Aim of the task → Copy all of the material word for word, except for the pictures.

── Source material

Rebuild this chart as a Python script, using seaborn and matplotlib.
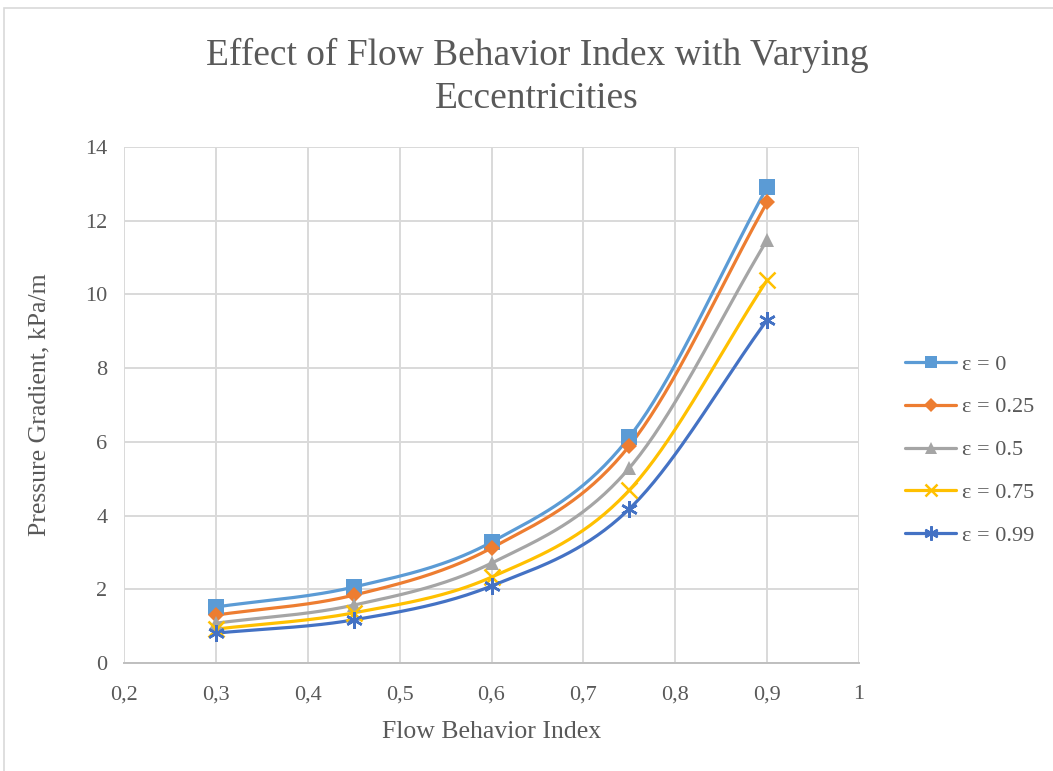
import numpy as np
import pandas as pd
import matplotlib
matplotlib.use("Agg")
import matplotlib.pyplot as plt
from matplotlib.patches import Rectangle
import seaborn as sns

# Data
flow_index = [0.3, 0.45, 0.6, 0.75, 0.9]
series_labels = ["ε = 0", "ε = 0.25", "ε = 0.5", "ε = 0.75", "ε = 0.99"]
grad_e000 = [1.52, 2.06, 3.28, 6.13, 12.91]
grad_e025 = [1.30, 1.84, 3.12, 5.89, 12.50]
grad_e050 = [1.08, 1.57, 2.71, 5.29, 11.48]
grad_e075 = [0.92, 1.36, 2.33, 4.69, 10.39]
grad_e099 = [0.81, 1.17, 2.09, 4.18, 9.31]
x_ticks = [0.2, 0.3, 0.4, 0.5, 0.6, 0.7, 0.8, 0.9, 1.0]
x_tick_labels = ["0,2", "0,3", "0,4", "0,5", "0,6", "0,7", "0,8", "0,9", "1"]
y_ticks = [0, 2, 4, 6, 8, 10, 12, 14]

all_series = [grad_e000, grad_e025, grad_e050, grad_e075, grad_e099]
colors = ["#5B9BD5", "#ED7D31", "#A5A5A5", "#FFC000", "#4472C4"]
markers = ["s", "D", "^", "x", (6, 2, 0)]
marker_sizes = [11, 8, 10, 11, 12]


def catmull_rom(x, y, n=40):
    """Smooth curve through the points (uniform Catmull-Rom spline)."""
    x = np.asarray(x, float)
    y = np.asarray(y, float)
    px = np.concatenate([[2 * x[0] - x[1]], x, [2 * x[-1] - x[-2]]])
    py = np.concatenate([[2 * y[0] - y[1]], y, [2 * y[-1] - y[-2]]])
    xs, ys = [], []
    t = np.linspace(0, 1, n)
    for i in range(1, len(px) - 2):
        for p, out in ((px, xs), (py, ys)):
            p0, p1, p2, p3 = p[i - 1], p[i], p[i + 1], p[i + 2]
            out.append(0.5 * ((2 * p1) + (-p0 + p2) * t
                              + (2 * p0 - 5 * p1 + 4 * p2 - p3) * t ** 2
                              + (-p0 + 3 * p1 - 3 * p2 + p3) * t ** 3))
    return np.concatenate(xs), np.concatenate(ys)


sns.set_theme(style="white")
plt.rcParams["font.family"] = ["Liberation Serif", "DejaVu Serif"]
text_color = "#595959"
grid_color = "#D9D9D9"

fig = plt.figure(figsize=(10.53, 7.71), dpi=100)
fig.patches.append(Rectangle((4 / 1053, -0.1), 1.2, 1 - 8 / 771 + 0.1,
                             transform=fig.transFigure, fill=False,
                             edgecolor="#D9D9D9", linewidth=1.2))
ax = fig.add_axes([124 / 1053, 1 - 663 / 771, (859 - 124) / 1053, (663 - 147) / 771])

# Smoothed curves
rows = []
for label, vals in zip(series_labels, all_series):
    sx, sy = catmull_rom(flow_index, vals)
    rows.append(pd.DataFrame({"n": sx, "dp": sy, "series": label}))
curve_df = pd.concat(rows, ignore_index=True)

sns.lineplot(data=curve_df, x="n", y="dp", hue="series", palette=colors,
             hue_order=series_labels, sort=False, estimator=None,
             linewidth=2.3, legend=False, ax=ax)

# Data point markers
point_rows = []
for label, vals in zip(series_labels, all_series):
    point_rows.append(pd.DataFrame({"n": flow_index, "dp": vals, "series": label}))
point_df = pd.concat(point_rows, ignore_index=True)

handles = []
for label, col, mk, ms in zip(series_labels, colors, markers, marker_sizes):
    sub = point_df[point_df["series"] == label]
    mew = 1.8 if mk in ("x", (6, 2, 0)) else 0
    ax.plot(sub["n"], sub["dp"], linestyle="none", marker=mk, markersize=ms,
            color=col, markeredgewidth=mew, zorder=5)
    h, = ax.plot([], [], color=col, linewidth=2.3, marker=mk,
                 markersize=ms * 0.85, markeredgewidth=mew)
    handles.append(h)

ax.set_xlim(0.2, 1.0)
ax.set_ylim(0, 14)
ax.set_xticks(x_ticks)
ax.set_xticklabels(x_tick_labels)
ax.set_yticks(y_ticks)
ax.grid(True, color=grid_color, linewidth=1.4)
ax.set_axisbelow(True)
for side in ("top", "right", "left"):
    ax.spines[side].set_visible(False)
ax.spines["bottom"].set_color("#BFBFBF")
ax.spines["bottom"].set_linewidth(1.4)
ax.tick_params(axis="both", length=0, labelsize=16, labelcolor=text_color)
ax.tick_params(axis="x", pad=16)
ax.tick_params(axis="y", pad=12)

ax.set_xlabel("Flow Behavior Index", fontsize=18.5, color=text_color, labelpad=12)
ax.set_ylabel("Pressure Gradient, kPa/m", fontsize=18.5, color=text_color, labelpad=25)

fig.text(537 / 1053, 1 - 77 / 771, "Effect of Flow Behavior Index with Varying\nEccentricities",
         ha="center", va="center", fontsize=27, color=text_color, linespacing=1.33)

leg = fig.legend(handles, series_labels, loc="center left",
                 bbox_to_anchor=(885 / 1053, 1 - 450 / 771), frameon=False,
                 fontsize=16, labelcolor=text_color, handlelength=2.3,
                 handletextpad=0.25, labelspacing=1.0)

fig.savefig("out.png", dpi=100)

────

Full answer →
Rebuild this chart as a Python script, using seaborn and matplotlib.
import numpy as np
import pandas as pd
import matplotlib
matplotlib.use("Agg")
import matplotlib.pyplot as plt
from matplotlib.patches import Rectangle
import seaborn as sns

# Data
flow_index = [0.3, 0.45, 0.6, 0.75, 0.9]
series_labels = ["ε = 0", "ε = 0.25", "ε = 0.5", "ε = 0.75", "ε = 0.99"]
grad_e000 = [1.52, 2.06, 3.28, 6.13, 12.91]
grad_e025 = [1.30, 1.84, 3.12, 5.89, 12.50]
grad_e050 = [1.08, 1.57, 2.71, 5.29, 11.48]
grad_e075 = [0.92, 1.36, 2.33, 4.69, 10.39]
grad_e099 = [0.81, 1.17, 2.09, 4.18, 9.31]
x_ticks = [0.2, 0.3, 0.4, 0.5, 0.6, 0.7, 0.8, 0.9, 1.0]
x_tick_labels = ["0,2", "0,3", "0,4", "0,5", "0,6", "0,7", "0,8", "0,9", "1"]
y_ticks = [0, 2, 4, 6, 8, 10, 12, 14]

all_series = [grad_e000, grad_e025, grad_e050, grad_e075, grad_e099]
colors = ["#5B9BD5", "#ED7D31", "#A5A5A5", "#FFC000", "#4472C4"]
markers = ["s", "D", "^", "x", (6, 2, 0)]
marker_sizes = [11, 8, 10, 11, 12]


def catmull_rom(x, y, n=40):
    """Smooth curve through the points (uniform Catmull-Rom spline)."""
    x = np.asarray(x, float)
    y = np.asarray(y, float)
    px = np.concatenate([[2 * x[0] - x[1]], x, [2 * x[-1] - x[-2]]])
    py = np.concatenate([[2 * y[0] - y[1]], y, [2 * y[-1] - y[-2]]])
    xs, ys = [], []
    t = np.linspace(0, 1, n)
    for i in range(1, len(px) - 2):
        for p, out in ((px, xs), (py, ys)):
            p0, p1, p2, p3 = p[i - 1], p[i], p[i + 1], p[i + 2]
            out.append(0.5 * ((2 * p1) + (-p0 + p2) * t
                              + (2 * p0 - 5 * p1 + 4 * p2 - p3) * t ** 2
                              + (-p0 + 3 * p1 - 3 * p2 + p3) * t ** 3))
    return np.concatenate(xs), np.concatenate(ys)


sns.set_theme(style="white")
plt.rcParams["font.family"] = ["Liberation Serif", "DejaVu Serif"]
text_color = "#595959"
grid_color = "#D9D9D9"

fig = plt.figure(figsize=(10.53, 7.71), dpi=100)
fig.patches.append(Rectangle((4 / 1053, -0.1), 1.2, 1 - 8 / 771 + 0.1,
                             transform=fig.transFigure, fill=False,
                             edgecolor="#D9D9D9", linewidth=1.2))
ax = fig.add_axes([124 / 1053, 1 - 663 / 771, (859 - 124) / 1053, (663 - 147) / 771])

# Smoothed curves
rows = []
for label, vals in zip(series_labels, all_series):
    sx, sy = catmull_rom(flow_index, vals)
    rows.append(pd.DataFrame({"n": sx, "dp": sy, "series": label}))
curve_df = pd.concat(rows, ignore_index=True)

sns.lineplot(data=curve_df, x="n", y="dp", hue="series", palette=colors,
             hue_order=series_labels, sort=False, estimator=None,
             linewidth=2.3, legend=False, ax=ax)

# Data point markers
point_rows = []
for label, vals in zip(series_labels, all_series):
    point_rows.append(pd.DataFrame({"n": flow_index, "dp": vals, "series": label}))
point_df = pd.concat(point_rows, ignore_index=True)

handles = []
for label, col, mk, ms in zip(series_labels, colors, markers, marker_sizes):
    sub = point_df[point_df["series"] == label]
    mew = 1.8 if mk in ("x", (6, 2, 0)) else 0
    ax.plot(sub["n"], sub["dp"], linestyle="none", marker=mk, markersize=ms,
            color=col, markeredgewidth=mew, zorder=5)
    h, = ax.plot([], [], color=col, linewidth=2.3, marker=mk,
                 markersize=ms * 0.85, markeredgewidth=mew)
    handles.append(h)

ax.set_xlim(0.2, 1.0)
ax.set_ylim(0, 14)
ax.set_xticks(x_ticks)
ax.set_xticklabels(x_tick_labels)
ax.set_yticks(y_ticks)
ax.grid(True, color=grid_color, linewidth=1.4)
ax.set_axisbelow(True)
for side in ("top", "right", "left"):
    ax.spines[side].set_visible(False)
ax.spines["bottom"].set_color("#BFBFBF")
ax.spines["bottom"].set_linewidth(1.4)
ax.tick_params(axis="both", length=0, labelsize=16, labelcolor=text_color)
ax.tick_params(axis="x", pad=16)
ax.tick_params(axis="y", pad=12)

ax.set_xlabel("Flow Behavior Index", fontsize=18.5, color=text_color, labelpad=12)
ax.set_ylabel("Pressure Gradient, kPa/m", fontsize=18.5, color=text_color, labelpad=25)

fig.text(537 / 1053, 1 - 77 / 771, "Effect of Flow Behavior Index with Varying\nEccentricities",
         ha="center", va="center", fontsize=27, color=text_color, linespacing=1.33)

leg = fig.legend(handles, series_labels, loc="center left",
                 bbox_to_anchor=(885 / 1053, 1 - 450 / 771), frameon=False,
                 fontsize=16, labelcolor=text_color, handlelength=2.3,
                 handletextpad=0.25, labelspacing=1.0)

fig.savefig("out.png", dpi=100)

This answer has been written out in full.